Look at the table of 'Absolute Maximum Ratings' in the datasheet and find the maximum collector current that the device can tolerate. Assuming you use $V_\text{IN}$ of 5V in maximum case, are you likely to exceed the transistor’s ratings in the lab?

It is now time to characterize the transistor, plotting the collector current $I_\text{C}$ against the collector-emitter voltage $V_\text{CE}$.

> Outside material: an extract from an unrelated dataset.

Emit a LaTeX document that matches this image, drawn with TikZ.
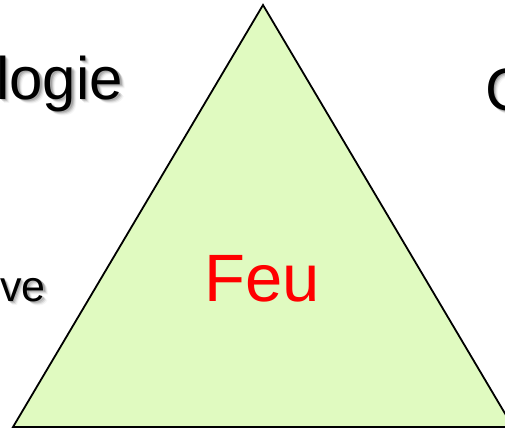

The only value you’ll need to change in this section is $V_\text{IN}$ and $V_\text{CC}$ in order to achieve the desired values of $I_\text{B}$ and $V_\text{CE}$. You may use LTspice to double-check your calculations before turning the circuit on. We will take the following measurements for three different base currents: 20µA, 50µA and 100µA.

Estimate the required value of $V_\text{IN}$ to drive 20µA of base current by assuming $V_\text{BE}$=0.7V. Double check your estimation by measuring the voltage drop across $R_\text{B2}$ with your Multimeter. Set $V_\text{IN}$ to relevant value on the first channel of the Bench PSU to obtain $I_\text{B}=20$µA.

• Set the base current to 20µA.

Now that the base current is set, we can start ramping up $V_\text{CC}$ from 0 to 10V from the second channel of the Bench PSU. You’ll need to record:

• $I_\text{C}$ (calculated from the voltage drop across $R_\text{C}$)
• The collector-emitter voltage $V_\text{CE}$
• $V_\text{CC}$

Make measurements at closer intervals for low values of $V_\text{CC}$. Also make sure that your base current keeps constant during your measurements.

• Characterise the transistor over a sweep of $V_\text{CC}$ while $I_\text{B}=20$µA.

• Repeat the characterisation for $I_\text{B}=50$µA and $I_\text{B}=100$µA.

You can now plot the collector currents you have measured against collector-emitter voltages for the different values of base currents. You should obtain something that looks like the curves in your lecture notes and the transistor datasheet:

• Estimate the Early voltage $V_\text{A}$ of the device by finding the horizontal intercept of the flat parts of your $I_\text{C}$ curves. How does it compare to the value you extrapolated from the datasheet?